The “parables” (plural) referred to here are both the Parable of the Two Sons (vss. 28-32) and the Parable of the Wicked Vinedressers (vss. 33-44). The chief priests and elders/Pharisees knew that Jesus was talking about them. But they still refused to really listen. Instead of seeing their sinful attitudes and repenting, they plotted to “lay hands on” Jesus!

Now, Matthew doesn't say precisely what this entailed, but we can assume that it wasn't there intention to give Jesus an encouraging pat on the back! No, they were intending some kind of harm, and we can have no doubt that their intention was to kill Him, just as He had said. The only thing that kept them from following through with their plans was the fact that so many of the crowd thought Jesus really was at the very least a prophet.

Conclusion: I would like to close today's teaching with a summary of a few of the lessons we should take away from this passage.

First, we should never think that knowing a lot about Scripture is the same thing as truly understanding what it says.

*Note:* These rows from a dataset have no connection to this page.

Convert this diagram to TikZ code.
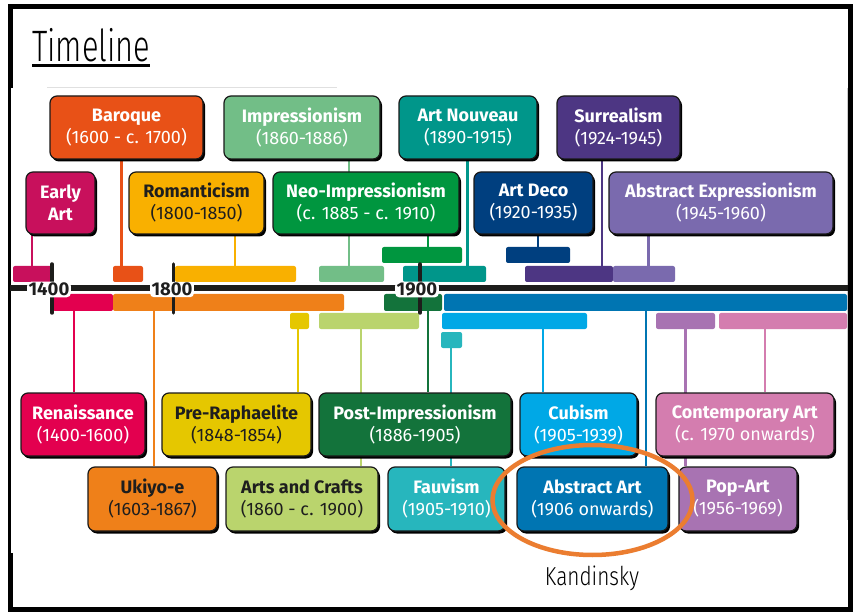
\documentclass[tikz,border=0pt]{standalone}
\usepackage{fontspec}
\usepackage{graphicx}
\setmainfont{Fira Sans}
\IfFontExistsTF{Fira Sans Light}{\newfontfamily\handfont{Fira Sans Light}}{\newfontfamily\handfont{Fira Sans}}
\usetikzlibrary{shadows,backgrounds,calc,shapes.geometric}

\definecolor{cEarly}{HTML}{C8105C}
\definecolor{cBaroque}{HTML}{E85117}
\definecolor{cRoman}{HTML}{F9B000}
\definecolor{cImpr}{HTML}{72BE87}
\definecolor{cNeo}{HTML}{00963F}
\definecolor{cNouveau}{HTML}{00968A}
\definecolor{cDeco}{HTML}{003F7F}
\definecolor{cSurreal}{HTML}{4D3683}
\definecolor{cAbsExp}{HTML}{7A6AAE}
\definecolor{cRen}{HTML}{E3004F}
\definecolor{cUkiyo}{HTML}{EF8019}
\definecolor{cPre}{HTML}{E5C700}
\definecolor{cArts}{HTML}{BAD46D}
\definecolor{cPost}{HTML}{13733B}
\definecolor{cFauv}{HTML}{27B6BD}
\definecolor{cCub}{HTML}{00A8E6}
\definecolor{cAbs}{HTML}{0075B2}
\definecolor{cCont}{HTML}{D47DAF}
\definecolor{cPop}{HTML}{A873B2}
\definecolor{cEll}{HTML}{EB7D30}
\definecolor{darktext}{HTML}{1E1E1E}
\definecolor{axisc}{HTML}{1D1D1B}

\tikzset{
  abox/.style={draw=black!90, line width=1.2pt, rounded corners=7pt, align=center,
    font=\fontsize{18}{22}\selectfont, inner sep=0pt, text=white,
    drop shadow={shadow xshift=2pt, shadow yshift=-2.5pt, fill=black, opacity=1}},
  dark/.style={text=darktext},
  tlbarstyle/.style={rounded corners=2pt, inner sep=0pt, draw=none},
  conn/.style={line width=2.8pt},
  tickline/.style={line width=3.5pt, axisc, line cap=round},
  ylab/.style={font=\bfseries\fontsize{18.5}{20}\selectfont, inner xsep=1.5pt, inner ysep=1.2pt,
    text=darktext, fill=white, rounded corners=4pt},
}

\newcommand\tlbar[6]{%
  \node[tlbarstyle, fill=#2, minimum width={(#5-#3)*1pt}, minimum height={(#6-#4)*1pt}]
    (#1) at ({(#3+#5)/2},{(#4+#6)/2}) {};}

\begin{document}
\begin{tikzpicture}[x=1pt,y=-1pt]
\useasboundingbox (0,0) rectangle (854,612);
\begin{pgfonlayer}{background}
  \draw[line width=5pt, black] (10.5,6.5) rectangle (850,609.5);
  \fill[white] (10.5,88) rectangle (847.5,553);
  \draw[black!12, line width=1pt] (47,88) -- (337,88);
  \draw[black!20, line width=1pt] (847.5,88) -- (847.5,520);
\end{pgfonlayer}

% title
\node[font=\handfont\fontsize{44}{50}\selectfont, anchor=base west, inner sep=0pt] (title) at (32,62) {\scalebox{0.7}[1]{Timeline}};
\draw[line width=2.5pt] (title.west |- 0,65.5) -- (title.east |- 0,65.5);

% axis
\coordinate (axL) at (10,288);
\coordinate (axR) at (848,288);
\draw[line width=5.5pt, axisc] (axL) -- (axR);

% bars
\tlbar{bEarly}{cEarly}{13}{266}{52}{282}
\tlbar{bBaroque}{cBaroque}{113}{266}{143}{282}
\tlbar{bRoman}{cRoman}{175}{266}{296}{282}
\tlbar{bImpr}{cImpr}{319}{266}{384}{282}
\tlbar{bNouveau}{cNouveau}{403}{266}{486}{282}
\tlbar{bSurreal}{cSurreal}{525}{266}{613}{282}
\tlbar{bAbsExp}{cAbsExp}{613}{266}{675}{282}
\tlbar{bNeo}{cNeo}{382}{247}{462}{263}
\tlbar{bDeco}{cDeco}{506}{247}{570}{263}
\tlbar{bRen}{cRen}{53}{294}{113}{311}
\tlbar{bUkiyo}{cUkiyo}{113}{294}{344}{311}
\tlbar{bPost}{cPost}{384}{294}{442}{311}
\tlbar{bAbs}{cAbs}{444}{294}{847}{311}
\tlbar{bPre}{cPre}{290}{313}{309}{329}
\tlbar{bArts}{cArts}{319}{313}{419}{329}
\tlbar{bCub}{cCub}{442}{313}{587}{329}
\tlbar{bPop}{cPop}{656}{313}{715}{329}
\tlbar{bCont}{cCont}{719}{313}{847}{329}
\tlbar{bFauv}{cFauv}{441}{332}{462}{348}

% ticks
\coordinate (t1a) at (52,264);  \coordinate (t1b) at (52,313);
\coordinate (t2a) at (173.5,264); \coordinate (t2b) at (173.5,313);
\coordinate (t3a) at (420,264); \coordinate (t3b) at (420,313);
\draw[tickline] (t1a) -- (t1b);
\draw[tickline] (t2a) -- (t2b);
\draw[tickline] (t3a) -- (t3b);

% year labels
\node[ylab] (y1400) at (49,289.5) {1400};
\node[ylab] (y1800) at (172,289.5) {1800};
\node[ylab] (y1900) at (417,289.5) {1900};

% top boxes
\node[abox, fill=cBaroque, minimum width=153pt, minimum height=63pt] (baroque) at (126.5,127.5) {\textbf{Baroque}\\(1600 - c. 1700)};
\node[abox, fill=cImpr, minimum width=156pt, minimum height=63pt] (impr) at (302,127.5) {\textbf{Impressionism}\\(1860-1886)};
\node[abox, fill=cNouveau, minimum width=138pt, minimum height=63pt] (nouveau) at (468,127.5) {\textbf{Art Nouveau}\\(1890-1915)};
\node[abox, fill=cSurreal, minimum width=123pt, minimum height=63pt] (surreal) at (618.5,127.5) {\textbf{Surrealism}\\(1924-1945)};
\node[abox, fill=cEarly, minimum width=69pt, minimum height=62pt] (early) at (60.5,203) {\textbf{Early}\\\textbf{Art}};
\node[abox, dark, fill=cRoman, minimum width=135pt, minimum height=62pt] (roman) at (196.5,203) {\textbf{Romanticism}\\(1800-1850)};
\node[abox, fill=cNeo, minimum width=186pt, minimum height=62pt] (neo) at (366,203) {\textbf{Neo-Impressionism}\\(c. 1885 - c. 1910)};
\node[abox, fill=cDeco, minimum width=119pt, minimum height=62pt] (deco) at (533.5,203) {\textbf{Art Deco}\\(1920-1935)};
\node[abox, fill=cAbsExp, minimum width=224pt, minimum height=62pt] (absexp) at (721,203) {\textbf{Abstract Expressionism}\\(1945-1960)};

% bottom boxes
\node[abox, fill=cRen, minimum width=124pt, minimum height=63pt] (ren) at (83,424.5) {\textbf{Renaissance}\\(1400-1600)};
\node[abox, dark, fill=cPre, minimum width=149pt, minimum height=63pt] (pre) at (236.5,424.5) {\textbf{Pre-Raphaelite}\\(1848-1854)};
\node[abox, fill=cPost, minimum width=192pt, minimum height=63pt] (post) at (415,424.5) {\textbf{Post-Impressionism}\\(1886-1905)};
\node[abox, fill=cCub, minimum width=117pt, minimum height=63pt] (cub) at (578.5,424.5) {\textbf{Cubism}\\(1905-1939)};
\node[abox, fill=cCont, minimum width=178pt, minimum height=63pt] (cont) at (745,424.5) {\textbf{Contemporary Art}\\(c. 1970 onwards)};
\node[abox, dark, fill=cUkiyo, minimum width=129pt, minimum height=64pt] (ukiyo) at (152.5,499) {\textbf{Ukiyo-e}\\(1603-1867)};
\node[abox, dark, fill=cArts, minimum width=152pt, minimum height=64pt] (arts) at (302,499) {\textbf{Arts and Crafts}\\(1860 - c. 1900)};
\node[abox, fill=cFauv, minimum width=117pt, minimum height=64pt] (fauv) at (446.5,499) {\textbf{Fauvism}\\(1905-1910)};
\node[abox, fill=cAbs, minimum width=151pt, minimum height=64pt] (absart) at (592.5,499) {\textbf{Abstract Art}\\(1906 onwards)};
\node[abox, fill=cPop, minimum width=118pt, minimum height=64pt] (pop) at (738,499) {\textbf{Pop-Art}\\(1956-1969)};

% connectors
\begin{pgfonlayer}{background}
  \draw[conn, cEarly]    (early.south -| 32,0)     -- (bEarly.north -| 32,0);
  \draw[conn, cBaroque]  (baroque.south -| 121.5,0) -- (bBaroque.north -| 121.5,0);
  \draw[conn, cRoman]    (roman.south -| 235,0)    -- (bRoman.north -| 235,0);
  \draw[conn, cImpr]     (impr.south -| 349,0)     -- (bImpr.north -| 349,0);
  \draw[conn, cNeo]      (neo.south -| 428,0)      -- (bNeo.north -| 428,0);
  \draw[conn, cNouveau]  (nouveau.south -| 467.5,0) -- (bNouveau.north -| 467.5,0);
  \draw[conn, cDeco]     (deco.south -| 538,0)     -- (bDeco.north -| 538,0);
  \draw[conn, cSurreal]  (surreal.south -| 602,0)  -- (bSurreal.north -| 602,0);
  \draw[conn, cAbsExp]   (absexp.south -| 648.5,0) -- (bAbsExp.north -| 648.5,0);
  \draw[conn, cRen]      (bRen.south -| 74,0)      -- (ren.north -| 74,0);
  \draw[conn, cUkiyo]    (bUkiyo.south -| 154,0)   -- (ukiyo.north -| 154,0);
  \draw[conn, cPre]      (bPre.south -| 298,0)     -- (pre.north -| 298,0);
  \draw[conn, cArts]     (bArts.south -| 361,0)    -- (arts.north -| 361,0);
  \draw[conn, cPost]     (bPost.south -| 428,0)    -- (post.north -| 428,0);
  \draw[conn, cFauv]     (bFauv.south -| 451,0)    -- (fauv.north -| 451,0);
  \draw[conn, cCub]      (bCub.south -| 543,0)     -- (cub.north -| 543,0);
  \draw[conn, cAbs]      (bAbs.south -| 646,0)     -- (absart.north -| 646,0);
  \draw[conn, cPop]      (bPop.south -| 685.5,0)   -- (pop.north -| 685.5,0);
  \draw[conn, cCont]     (bCont.south -| 765,0)    -- (cont.north -| 765,0);
\end{pgfonlayer}

% highlight ring and note
\node[ellipse, draw=cEll, line width=4.5pt, minimum width=200pt, minimum height=110pt, inner sep=0pt] (ring) at (592.5,500) {};
\node[font=\handfont\fontsize{26}{30}\selectfont, anchor=base, inner sep=0pt] (kand) at (592,585) {\scalebox{0.8}[1]{Kandinsky}};
\end{tikzpicture}
\end{document}
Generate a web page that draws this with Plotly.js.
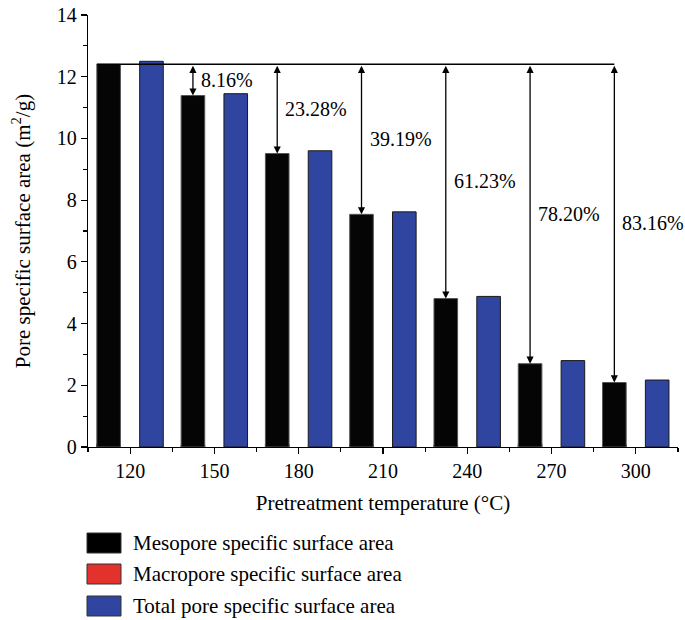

After all, the chief priests and elders knew the content of Scripture very well, but they still failed to grasp the true significance of it. Let us pray always that God will open our hearts to His Word.

Second, we should be encouraged that God is sovereign over all things, that He “works all things according to the counsel of His will” (Eph. 1:11b). We should never allow ourselves to be discouraged when we encounter opposition to the word of God, for even this is a part of His plan and will work for His ultimate glory.

Third, we should remember that true faith always bears fruit. We cannot claim to be in the kingdom of God without a changed life to go with it. Most notably, we must ever demonstrate a willingness to hear what God has to say and to humbly submit to it. There are far too many professing Christians out there who drive away those who seek to faithfully share the Word, and they must repent of this Pharisaic attitude before it is too late.